A half-century later, Ted’s autograph is the same!
Topps recycled his photo from 1954, right?

Infielder Ted Kazanski wasn’t the angry young man stereotype so common in pro sports today.

The Ballplayers bio notes that he was “one of the most highly rated schoolboy players of his time.” Kazanski reached the majors while toiling under the “bonus baby” banner.

Surprisingly, he had nothing bad to say about the press coverage he received.

“The press, for the most part, always treated me fairly, I thought. In some cases, they wrote about me in more complimentary ways than I thought was deserved at the time, probably because of their recognition of my youth and inexperience at the time.”

When 20-year-old Ken Griffey Jr. hit an inside-the-park homer, baseball historians looked to 1956. The National League had its own “Kid,” too.

“My inside-the-park homer came against the Giants in the Polo Grounds. What made it kind of exciting for me was that it was a grand slam and we won the game.”

Thanks to http://www.retrosheet.org/, the day remains!

Any doubts about Kazanski’s experiences as a major leaguer were erased with his closing:

“Tom, Thanks for being a fan of baseball. It’s a great game!

Sincerely,
Ted Kazanski”

Slugger Mike Sandlock Made Dodgers Move from Brooklyn to Los Angeles?!?


“Joke.”

I don’t get credit for that one. It’s from Mike Sandlock, yet another witty catcher.

Oh, the punchline comes last. Here’s Mike, offering a fun letter at age 94:

“Remember?!

My first home run in the Polo Grounds. I saw the ball go over the Chesterfield Sign.

Second? The one in Ebbets Field, that one hit the clock in center.

They couldn’t fix it, so they moved to L.A.

Joke.

Both off the same pitcher, Harry Feldman.

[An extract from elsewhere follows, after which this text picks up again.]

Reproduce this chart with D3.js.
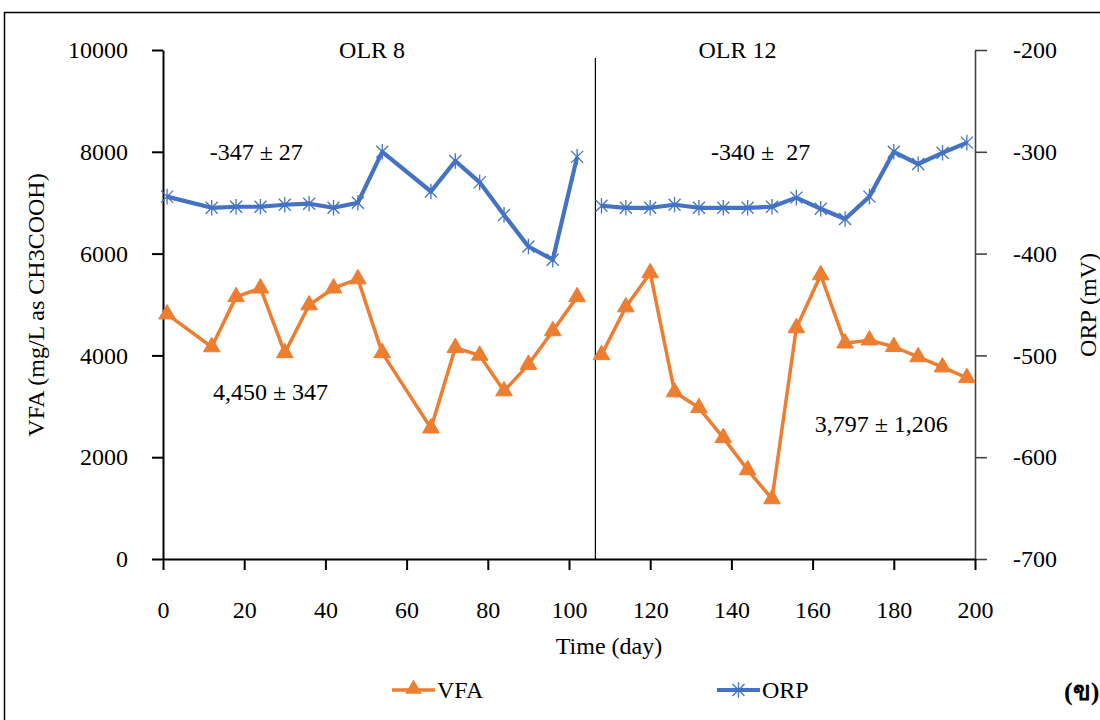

P.S. – I wish I could type??”

Why is Mike Sandlock on my heroes list? He is a World War II veteran who delayed the start of his major league career. He’s been a staunch supporter of the Baseball Assistance Team, getting financial aid to disadvantaged former players. Plus, I think he could go joke for joke against Garagiola, Uecker or any other receiver!

The Two Lives of Daryl Spencer


Daryl Spencer slugged his way through TWO baseball careers.
Some might remember the Wichita native popping home runs in the majors from 1952-63.

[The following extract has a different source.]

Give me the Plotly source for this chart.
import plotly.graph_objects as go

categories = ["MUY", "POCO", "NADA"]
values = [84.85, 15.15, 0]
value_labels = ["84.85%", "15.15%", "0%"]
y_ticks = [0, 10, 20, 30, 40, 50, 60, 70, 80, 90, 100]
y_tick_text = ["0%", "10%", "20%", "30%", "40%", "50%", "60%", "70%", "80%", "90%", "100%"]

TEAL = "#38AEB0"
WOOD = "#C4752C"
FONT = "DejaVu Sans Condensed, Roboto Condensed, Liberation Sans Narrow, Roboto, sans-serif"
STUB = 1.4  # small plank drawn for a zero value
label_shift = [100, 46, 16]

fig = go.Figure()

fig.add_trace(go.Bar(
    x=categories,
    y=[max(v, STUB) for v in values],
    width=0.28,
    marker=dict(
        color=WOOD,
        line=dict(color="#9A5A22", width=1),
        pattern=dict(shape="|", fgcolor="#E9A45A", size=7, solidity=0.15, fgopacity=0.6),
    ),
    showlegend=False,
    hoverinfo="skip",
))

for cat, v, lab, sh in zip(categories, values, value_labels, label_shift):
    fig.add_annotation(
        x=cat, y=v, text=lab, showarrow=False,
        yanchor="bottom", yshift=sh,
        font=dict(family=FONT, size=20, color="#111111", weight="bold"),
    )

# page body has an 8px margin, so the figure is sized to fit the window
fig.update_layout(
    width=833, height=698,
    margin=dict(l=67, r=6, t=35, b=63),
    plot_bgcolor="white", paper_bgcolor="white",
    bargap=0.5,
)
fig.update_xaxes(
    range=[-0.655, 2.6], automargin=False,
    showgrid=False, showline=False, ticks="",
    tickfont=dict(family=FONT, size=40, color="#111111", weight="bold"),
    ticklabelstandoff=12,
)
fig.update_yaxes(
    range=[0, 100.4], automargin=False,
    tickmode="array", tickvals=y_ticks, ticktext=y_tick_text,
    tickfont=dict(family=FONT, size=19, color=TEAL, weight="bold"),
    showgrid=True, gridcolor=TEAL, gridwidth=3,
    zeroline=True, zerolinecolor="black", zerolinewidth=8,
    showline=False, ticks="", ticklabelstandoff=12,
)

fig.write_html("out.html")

His baseball career rebirth came in Japan for seven subsequent seasons.

The generous former Giant reflected on both baseball journeys in a wondrous handwritten reply to questions. He noted:

“The home run off Don Drysdale (first by a San Francisco Giant) was the first HR hit on the West Coast in the major leagues. Opening day 1958. Also in 1958, Willie Mays and I set a National League record of May 12 & 13. We each hit 2 home runs in consecutive games. That is still a Nat’l League record. It was against the LA Dodgers.

I guess my most vivid memory of the Polo Grounds was our last game there in 1957. The Dodgers and Giants had announced that they were moving to California the following year. We players had to make a wild dash to our clubhouse (it was deep in center field) after the game was over. The fans went crazy. They were grabbing everything they could. I lost my cap but managed to get to our clubhouse okay. Today you see fans rushing on to a playing area all the time, but that was very unusual in the 1950s.

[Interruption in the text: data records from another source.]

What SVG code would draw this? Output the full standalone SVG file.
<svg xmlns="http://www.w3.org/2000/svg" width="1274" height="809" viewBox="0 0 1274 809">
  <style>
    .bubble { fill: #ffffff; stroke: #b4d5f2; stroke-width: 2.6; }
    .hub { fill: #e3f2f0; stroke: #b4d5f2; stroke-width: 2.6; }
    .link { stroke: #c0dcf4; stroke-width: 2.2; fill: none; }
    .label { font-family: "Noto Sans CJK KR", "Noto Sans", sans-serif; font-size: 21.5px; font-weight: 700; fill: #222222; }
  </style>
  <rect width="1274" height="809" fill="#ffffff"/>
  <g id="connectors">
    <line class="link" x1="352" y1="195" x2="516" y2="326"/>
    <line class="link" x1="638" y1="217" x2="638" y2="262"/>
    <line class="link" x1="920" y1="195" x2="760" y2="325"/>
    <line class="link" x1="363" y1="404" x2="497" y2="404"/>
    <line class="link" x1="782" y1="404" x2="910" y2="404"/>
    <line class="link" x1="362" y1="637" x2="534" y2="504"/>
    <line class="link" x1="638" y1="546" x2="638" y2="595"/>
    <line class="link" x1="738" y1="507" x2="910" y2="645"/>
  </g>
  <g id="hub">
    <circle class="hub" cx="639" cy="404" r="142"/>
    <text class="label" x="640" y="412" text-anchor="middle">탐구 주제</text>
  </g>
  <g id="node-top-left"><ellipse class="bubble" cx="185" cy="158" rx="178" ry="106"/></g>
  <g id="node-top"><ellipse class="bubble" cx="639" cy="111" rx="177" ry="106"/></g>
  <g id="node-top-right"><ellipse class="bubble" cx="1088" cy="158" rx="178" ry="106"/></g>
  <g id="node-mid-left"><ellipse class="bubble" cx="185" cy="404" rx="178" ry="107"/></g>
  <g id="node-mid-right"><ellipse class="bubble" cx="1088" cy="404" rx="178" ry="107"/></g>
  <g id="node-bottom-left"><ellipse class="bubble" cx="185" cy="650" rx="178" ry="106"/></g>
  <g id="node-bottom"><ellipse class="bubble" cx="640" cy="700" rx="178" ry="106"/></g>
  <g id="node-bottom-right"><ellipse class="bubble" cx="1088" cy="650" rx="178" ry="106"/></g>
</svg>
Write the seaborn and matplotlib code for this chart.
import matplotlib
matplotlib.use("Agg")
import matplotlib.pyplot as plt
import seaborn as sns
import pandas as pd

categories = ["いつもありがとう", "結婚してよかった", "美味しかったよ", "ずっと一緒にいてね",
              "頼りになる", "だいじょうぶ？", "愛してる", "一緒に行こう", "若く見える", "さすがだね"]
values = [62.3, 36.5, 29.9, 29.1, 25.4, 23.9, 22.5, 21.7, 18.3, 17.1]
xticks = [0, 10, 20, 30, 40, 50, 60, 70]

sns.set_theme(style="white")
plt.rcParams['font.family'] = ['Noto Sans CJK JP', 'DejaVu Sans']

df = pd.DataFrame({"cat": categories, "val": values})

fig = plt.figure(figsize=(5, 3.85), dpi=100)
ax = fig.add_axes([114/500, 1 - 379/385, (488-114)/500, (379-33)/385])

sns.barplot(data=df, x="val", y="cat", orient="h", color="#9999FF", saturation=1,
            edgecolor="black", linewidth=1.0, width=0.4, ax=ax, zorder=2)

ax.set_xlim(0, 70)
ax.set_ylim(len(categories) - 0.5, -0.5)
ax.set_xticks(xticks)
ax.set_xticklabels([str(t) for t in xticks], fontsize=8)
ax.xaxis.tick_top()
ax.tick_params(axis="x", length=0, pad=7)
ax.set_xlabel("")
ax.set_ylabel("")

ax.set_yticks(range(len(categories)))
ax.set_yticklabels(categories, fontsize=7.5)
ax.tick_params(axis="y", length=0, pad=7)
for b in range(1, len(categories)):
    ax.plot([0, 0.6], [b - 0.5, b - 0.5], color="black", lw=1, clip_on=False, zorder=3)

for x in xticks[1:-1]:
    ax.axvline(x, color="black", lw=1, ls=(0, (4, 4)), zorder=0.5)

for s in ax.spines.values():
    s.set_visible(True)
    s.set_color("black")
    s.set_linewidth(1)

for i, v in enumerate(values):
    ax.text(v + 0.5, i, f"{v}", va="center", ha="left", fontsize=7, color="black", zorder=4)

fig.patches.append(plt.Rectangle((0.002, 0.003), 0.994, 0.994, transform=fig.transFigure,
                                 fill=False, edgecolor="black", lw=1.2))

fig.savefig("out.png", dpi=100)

The Polo Grounds were very unique. The short LF and RF stands resulted in a lot of short home runs. I guess the most famous one was hit by Bobby Thomson to beat the Dodgers in the 1951 playoff game. And of course the great catch by Willie Mays against Vic Wertz in the 1954 World Series will always be a great moment in Major League Baseball.”

Tomorrow, hear from “The Monster” about one of Japan’s greatest stars.

Bob Usher-ing In Home Run Memories


World War II veteran Bob Usher claimed 18 career homers over a decade of major league service (1946-57). The majority of his playing time came in a Reds uniform.

He swung for the fences in some classic ballparks, but had to play the outfield in one maze known as Cincinnati’s Crosley Field. Between the defensive challenges, did he remember details of any favorite round-trippers?

Usher wrote:

“Tom —

Playing left field with the sloping turf was a REAL chore.

Three (home runs) come to mind:

a) My First home run. Hit it off left-hander Woody Abernathy July 28, 1946 in the N.Y. Polo Grounds.

b) Hitting a home run in Yankee Stadium off Bobby Shantz in 1957.

c) Hitting a game-winning 12th-inning home run on Opening Day 1950 off Johnny Schmitz of the Cubs.

All the Best,
Bob Usher”

The order of details can be telling. Who, where or when? What facts would you deem most important from your baseball milestones?